Me iba a ser imposible retornar al día siguiente, debía seguir viaje a Madang. La australiana dueña del lodge se indignó cuando supo por dónde había andado su huésped. Son peligrosos; no debió de haber ido, me conminó, y después se quejó porque no le avisaban de esas ceremonias. Como para avisarle, pensé, y aproveché para decirle que el peligro y el bruto miedo (¡era cierto!) lo había pasado la noche anterior ahí mismo en su cabaña comunitaria, con tabiques entre un cubículo vacío y el otro, solita yo y sin electricidad en medio de las aterradoras fantásticas máscaras del río Sepik, los muy variados espíritus de esa tierra casi ignota, las posibles alimañas y la guerra tribal adyacente. Pudo cerrar bien la puerta con traba, me dijo la australiana. La puerta sí, claro, pero imposible reforzar las paredes hechas con paja trenzada, como canastos, a merced del primer machetazo…

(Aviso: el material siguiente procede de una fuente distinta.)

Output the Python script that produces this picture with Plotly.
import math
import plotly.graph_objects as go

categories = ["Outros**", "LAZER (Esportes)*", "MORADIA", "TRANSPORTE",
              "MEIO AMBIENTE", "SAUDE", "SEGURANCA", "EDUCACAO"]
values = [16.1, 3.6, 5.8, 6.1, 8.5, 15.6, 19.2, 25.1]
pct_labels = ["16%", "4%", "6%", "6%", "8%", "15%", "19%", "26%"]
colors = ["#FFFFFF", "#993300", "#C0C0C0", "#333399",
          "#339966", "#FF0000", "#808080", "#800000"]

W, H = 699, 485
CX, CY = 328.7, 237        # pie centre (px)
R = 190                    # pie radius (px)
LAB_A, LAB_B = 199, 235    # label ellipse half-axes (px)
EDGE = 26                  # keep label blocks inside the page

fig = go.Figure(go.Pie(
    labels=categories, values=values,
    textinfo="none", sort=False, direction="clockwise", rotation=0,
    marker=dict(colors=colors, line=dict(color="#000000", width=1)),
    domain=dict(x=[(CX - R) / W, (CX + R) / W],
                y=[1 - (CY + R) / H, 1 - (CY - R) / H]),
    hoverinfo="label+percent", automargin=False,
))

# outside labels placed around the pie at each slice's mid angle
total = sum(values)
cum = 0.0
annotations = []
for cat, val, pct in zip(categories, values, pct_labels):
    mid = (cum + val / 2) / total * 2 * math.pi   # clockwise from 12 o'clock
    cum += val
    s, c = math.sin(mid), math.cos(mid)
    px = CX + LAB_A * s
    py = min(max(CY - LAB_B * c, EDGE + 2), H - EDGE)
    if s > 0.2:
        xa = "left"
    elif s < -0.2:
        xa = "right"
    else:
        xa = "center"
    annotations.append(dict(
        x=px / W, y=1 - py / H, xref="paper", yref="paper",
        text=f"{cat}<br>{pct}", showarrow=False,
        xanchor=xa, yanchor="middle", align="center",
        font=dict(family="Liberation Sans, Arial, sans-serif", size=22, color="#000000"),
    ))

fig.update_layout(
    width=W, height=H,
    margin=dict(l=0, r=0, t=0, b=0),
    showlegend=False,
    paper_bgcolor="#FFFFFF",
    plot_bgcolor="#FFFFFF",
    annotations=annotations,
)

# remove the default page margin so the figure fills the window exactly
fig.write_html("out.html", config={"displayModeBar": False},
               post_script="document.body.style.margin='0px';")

Y al día siguiente hube de partir a Madang, pequeña y bella ciudad al borde de un mar increíble, pero esa es otra historia que tiene más relación con la vida de turista que la de viajera. Y por razones tanto temporales como económicas no pude remontar el río Sepik como era mi sueño, pero me sentía completa gracias al sing-sing de las Tierras Altas. Dicen que el ritmo de la danza, el ritmo de la naturaleza, perdura en uno aunque la danza se haya acabado. Para grabármelo antes de dejar las Western Highlands, una mujer de los Mendi me pintó la cara con el azul y blanco del agua y los rojos del fuego. La pintura la tenía en una hoja, se sirvió de un palito a manera de pincel, pero en honor a la extranjera empleó pinturas acrílicas en lugar de las habituales tierras. Mi cutis no se sintió demasiado agradecido, en cambio mi espíritu hasta hoy conserva rostro de colores, el rostro de la montaña, el rostro de la vida.